INFORMATION GIVEN –

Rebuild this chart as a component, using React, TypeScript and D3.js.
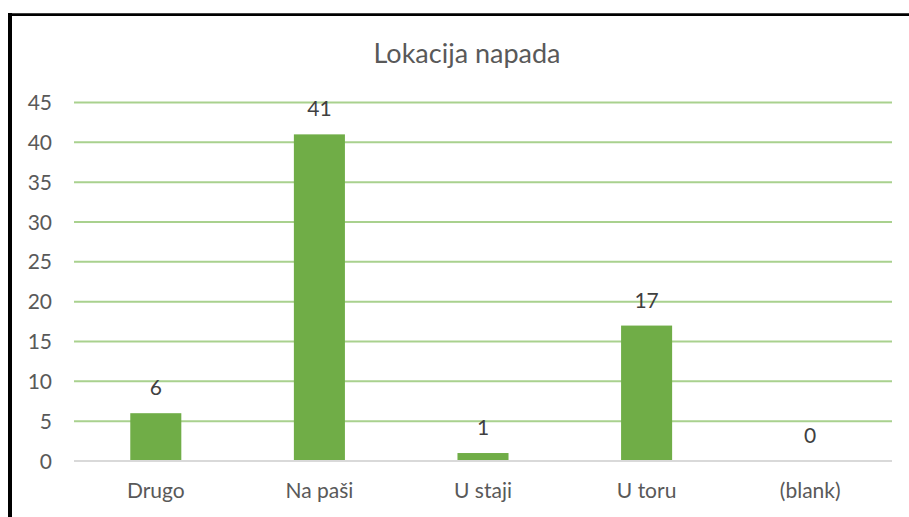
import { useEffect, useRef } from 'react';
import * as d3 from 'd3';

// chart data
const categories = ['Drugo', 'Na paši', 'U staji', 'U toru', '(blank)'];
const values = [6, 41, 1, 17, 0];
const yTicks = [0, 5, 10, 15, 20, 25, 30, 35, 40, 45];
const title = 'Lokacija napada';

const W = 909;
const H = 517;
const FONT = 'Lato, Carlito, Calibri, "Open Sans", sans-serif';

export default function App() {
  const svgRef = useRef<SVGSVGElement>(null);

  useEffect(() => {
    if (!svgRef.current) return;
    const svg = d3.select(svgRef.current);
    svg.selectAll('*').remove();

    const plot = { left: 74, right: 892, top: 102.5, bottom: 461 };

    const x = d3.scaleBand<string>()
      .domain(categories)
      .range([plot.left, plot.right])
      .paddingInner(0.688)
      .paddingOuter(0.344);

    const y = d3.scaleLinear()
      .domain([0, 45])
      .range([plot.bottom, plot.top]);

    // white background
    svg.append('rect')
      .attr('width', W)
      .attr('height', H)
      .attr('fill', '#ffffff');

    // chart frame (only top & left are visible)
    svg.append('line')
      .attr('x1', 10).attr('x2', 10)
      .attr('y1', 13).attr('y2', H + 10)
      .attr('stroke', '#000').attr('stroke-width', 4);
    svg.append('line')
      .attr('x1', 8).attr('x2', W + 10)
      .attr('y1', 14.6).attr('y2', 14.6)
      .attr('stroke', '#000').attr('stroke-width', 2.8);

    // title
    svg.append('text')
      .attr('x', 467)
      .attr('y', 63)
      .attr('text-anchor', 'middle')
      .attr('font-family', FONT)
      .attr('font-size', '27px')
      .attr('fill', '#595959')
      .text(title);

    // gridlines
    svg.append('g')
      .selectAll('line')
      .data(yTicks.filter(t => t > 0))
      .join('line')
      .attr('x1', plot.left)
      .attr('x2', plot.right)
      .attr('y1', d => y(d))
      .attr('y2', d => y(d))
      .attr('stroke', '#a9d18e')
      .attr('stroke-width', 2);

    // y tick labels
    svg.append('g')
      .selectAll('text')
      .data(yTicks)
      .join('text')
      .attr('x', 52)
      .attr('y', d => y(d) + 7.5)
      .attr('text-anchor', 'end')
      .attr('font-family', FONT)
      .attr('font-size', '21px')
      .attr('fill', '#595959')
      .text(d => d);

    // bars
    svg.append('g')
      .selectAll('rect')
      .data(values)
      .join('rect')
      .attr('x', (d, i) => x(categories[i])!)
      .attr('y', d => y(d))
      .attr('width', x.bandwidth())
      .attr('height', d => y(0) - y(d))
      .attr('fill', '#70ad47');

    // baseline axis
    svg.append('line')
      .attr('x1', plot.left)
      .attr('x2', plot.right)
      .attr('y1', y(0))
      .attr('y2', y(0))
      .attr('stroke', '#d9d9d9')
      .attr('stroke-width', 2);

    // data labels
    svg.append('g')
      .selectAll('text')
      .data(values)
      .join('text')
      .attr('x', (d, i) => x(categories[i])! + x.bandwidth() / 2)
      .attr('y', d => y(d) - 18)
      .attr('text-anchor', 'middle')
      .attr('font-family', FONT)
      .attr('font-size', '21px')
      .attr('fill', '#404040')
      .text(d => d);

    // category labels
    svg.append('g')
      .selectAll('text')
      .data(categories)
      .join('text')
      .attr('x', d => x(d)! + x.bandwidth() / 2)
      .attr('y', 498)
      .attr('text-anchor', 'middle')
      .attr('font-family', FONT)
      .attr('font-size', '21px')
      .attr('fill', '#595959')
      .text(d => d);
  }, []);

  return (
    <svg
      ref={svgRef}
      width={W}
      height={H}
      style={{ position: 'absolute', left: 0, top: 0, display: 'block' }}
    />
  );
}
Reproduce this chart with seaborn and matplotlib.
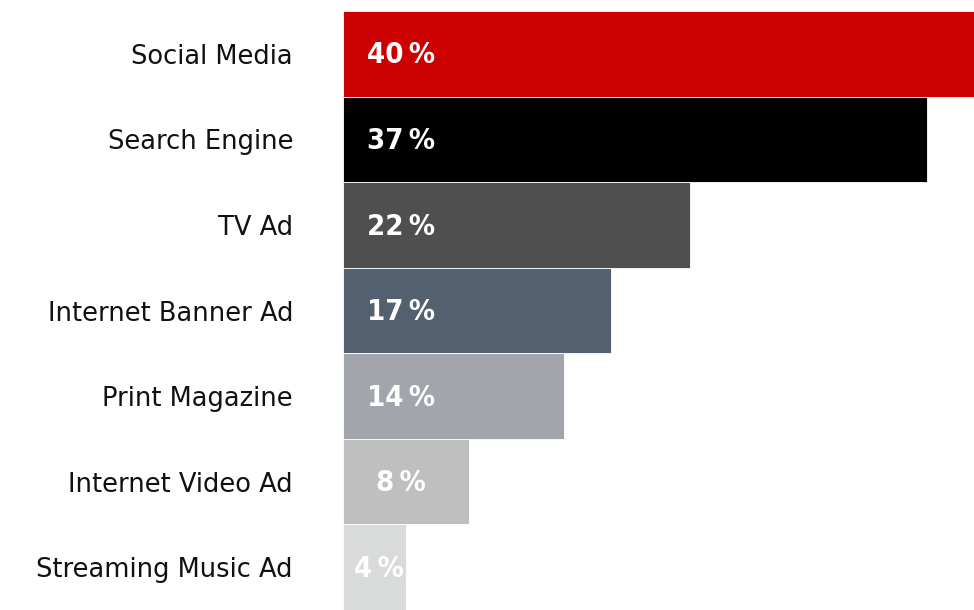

SET TASK – Go through the listing above and write it out again exactly, dropping the pictures.

SOLVED PROBLEM –
Rebuild this chart as a component, using React, TypeScript and D3.js.
import { useEffect, useRef } from 'react';
import * as d3 from 'd3';

// chart data
const categories = ['Drugo', 'Na paši', 'U staji', 'U toru', '(blank)'];
const values = [6, 41, 1, 17, 0];
const yTicks = [0, 5, 10, 15, 20, 25, 30, 35, 40, 45];
const title = 'Lokacija napada';

const W = 909;
const H = 517;
const FONT = 'Lato, Carlito, Calibri, "Open Sans", sans-serif';

export default function App() {
  const svgRef = useRef<SVGSVGElement>(null);

  useEffect(() => {
    if (!svgRef.current) return;
    const svg = d3.select(svgRef.current);
    svg.selectAll('*').remove();

    const plot = { left: 74, right: 892, top: 102.5, bottom: 461 };

    const x = d3.scaleBand<string>()
      .domain(categories)
      .range([plot.left, plot.right])
      .paddingInner(0.688)
      .paddingOuter(0.344);

    const y = d3.scaleLinear()
      .domain([0, 45])
      .range([plot.bottom, plot.top]);

    // white background
    svg.append('rect')
      .attr('width', W)
      .attr('height', H)
      .attr('fill', '#ffffff');

    // chart frame (only top & left are visible)
    svg.append('line')
      .attr('x1', 10).attr('x2', 10)
      .attr('y1', 13).attr('y2', H + 10)
      .attr('stroke', '#000').attr('stroke-width', 4);
    svg.append('line')
      .attr('x1', 8).attr('x2', W + 10)
      .attr('y1', 14.6).attr('y2', 14.6)
      .attr('stroke', '#000').attr('stroke-width', 2.8);

    // title
    svg.append('text')
      .attr('x', 467)
      .attr('y', 63)
      .attr('text-anchor', 'middle')
      .attr('font-family', FONT)
      .attr('font-size', '27px')
      .attr('fill', '#595959')
      .text(title);

    // gridlines
    svg.append('g')
      .selectAll('line')
      .data(yTicks.filter(t => t > 0))
      .join('line')
      .attr('x1', plot.left)
      .attr('x2', plot.right)
      .attr('y1', d => y(d))
      .attr('y2', d => y(d))
      .attr('stroke', '#a9d18e')
      .attr('stroke-width', 2);

    // y tick labels
    svg.append('g')
      .selectAll('text')
      .data(yTicks)
      .join('text')
      .attr('x', 52)
      .attr('y', d => y(d) + 7.5)
      .attr('text-anchor', 'end')
      .attr('font-family', FONT)
      .attr('font-size', '21px')
      .attr('fill', '#595959')
      .text(d => d);

    // bars
    svg.append('g')
      .selectAll('rect')
      .data(values)
      .join('rect')
      .attr('x', (d, i) => x(categories[i])!)
      .attr('y', d => y(d))
      .attr('width', x.bandwidth())
      .attr('height', d => y(0) - y(d))
      .attr('fill', '#70ad47');

    // baseline axis
    svg.append('line')
      .attr('x1', plot.left)
      .attr('x2', plot.right)
      .attr('y1', y(0))
      .attr('y2', y(0))
      .attr('stroke', '#d9d9d9')
      .attr('stroke-width', 2);

    // data labels
    svg.append('g')
      .selectAll('text')
      .data(values)
      .join('text')
      .attr('x', (d, i) => x(categories[i])! + x.bandwidth() / 2)
      .attr('y', d => y(d) - 18)
      .attr('text-anchor', 'middle')
      .attr('font-family', FONT)
      .attr('font-size', '21px')
      .attr('fill', '#404040')
      .text(d => d);

    // category labels
    svg.append('g')
      .selectAll('text')
      .data(categories)
      .join('text')
      .attr('x', d => x(d)! + x.bandwidth() / 2)
      .attr('y', 498)
      .attr('text-anchor', 'middle')
      .attr('font-family', FONT)
      .attr('font-size', '21px')
      .attr('fill', '#595959')
      .text(d => d);
  }, []);

  return (
    <svg
      ref={svgRef}
      width={W}
      height={H}
      style={{ position: 'absolute', left: 0, top: 0, display: 'block' }}
    />
  );
}
Reproduce this chart with seaborn and matplotlib.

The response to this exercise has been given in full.